It was hoped that, once schools started re-opening, the school feeding schemes, which are planned and budgeted for, would resume in full. However, the Minister and the Department of Basic Education have opted, for now, to only feed Grade 7 and 12 children.
SECTION27 and EELC have filed a number of affidavits on behalf of their clients – Equal Education and the School Governing Bodies of two schools.
Maverick Citizen has been given access to affidavits from the SECTION27 and EELC clients and they make for harrowing reading. They tell a story of extreme hunger and poverty, but also of a government that has to be dragged to court to compel them to feed children who desperately need one meal a day, who have no source of food other than the school feeding scheme.
Learners’ affidavits, particularly, make for stomach-churning reading, but it is important to read their stories to try to understand the lived realities of people in small, off-the-map, far-flung villages in South Africa. People, even worse children, going hungry in South Africa is unforgivable. It is also important to pay tribute to the bravery of teachers, parents, school governing bodies and learners who are speaking out despite being fearful of intimidation and losing their jobs.
We publish extracts from 15 affidavits and even though these documents will become public in the courts, SECTION27 and EELC requested that we do not identify their clients by name for fear of intimidation.
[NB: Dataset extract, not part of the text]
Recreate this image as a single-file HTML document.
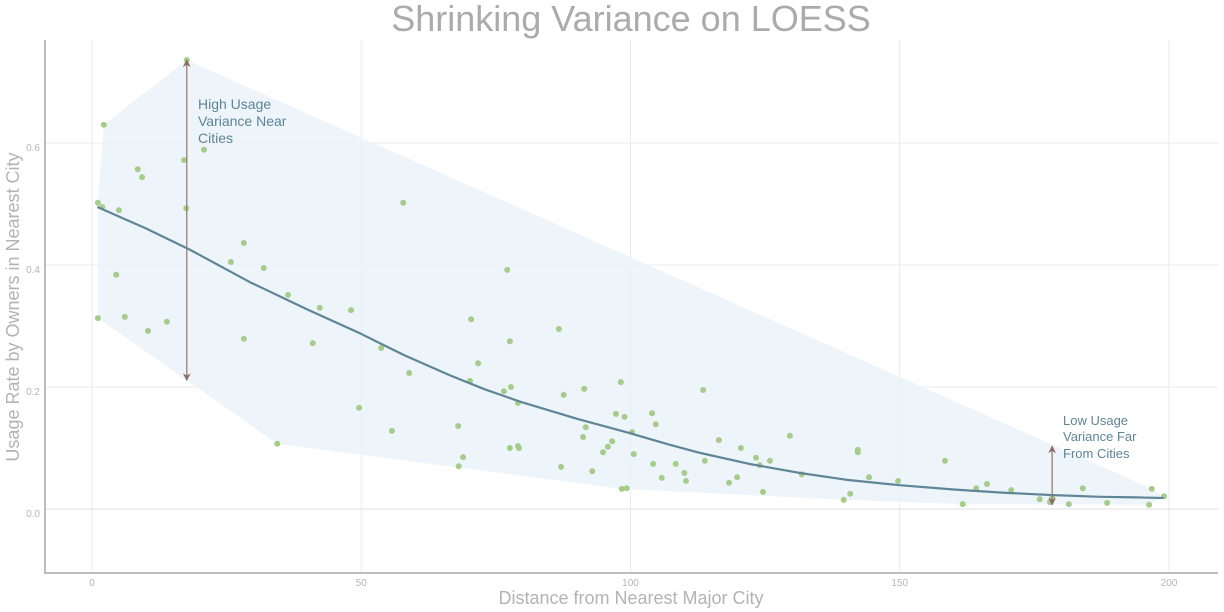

Bongi (not real name), 17, lives in Daveyton, Gauteng and is a Grade 10 learner at HB Nyathi High School. There are five (5) people living in her household, including two of her siblings who also attend school. One of her sisters is 12 years old and attends Grade 7 at Katlego Primary School. Her other sister is 16 years old and in Grade 10 at Hulwazi High School.
‘The food we have does not last us to the end of the month.’
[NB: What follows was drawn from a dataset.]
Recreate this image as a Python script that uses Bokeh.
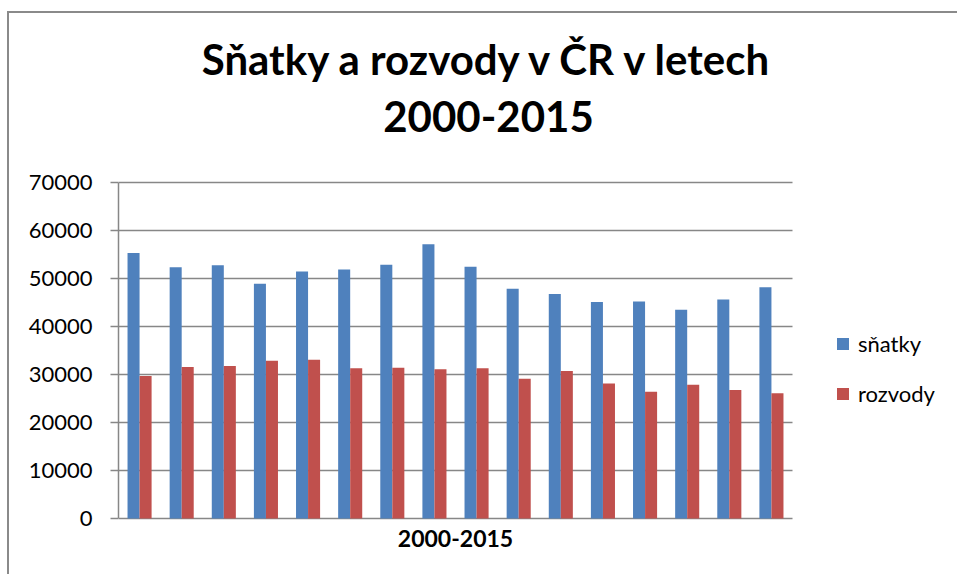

“Before school closures commenced due to the national lockdown, I received two cooked meals per day through the NSNP. Since my school closed for the national lockdown, I have not received any meals through the NSNP.
“We do not have enough food in our house. The food we have does not last us to the end of the month. This is difficult and does not sit well with me. I do try to overcome these difficulties and continue learning.
“I do want my school to provide the feeding scheme to us even if only some grades have returned. I will collect food from school if it was an option.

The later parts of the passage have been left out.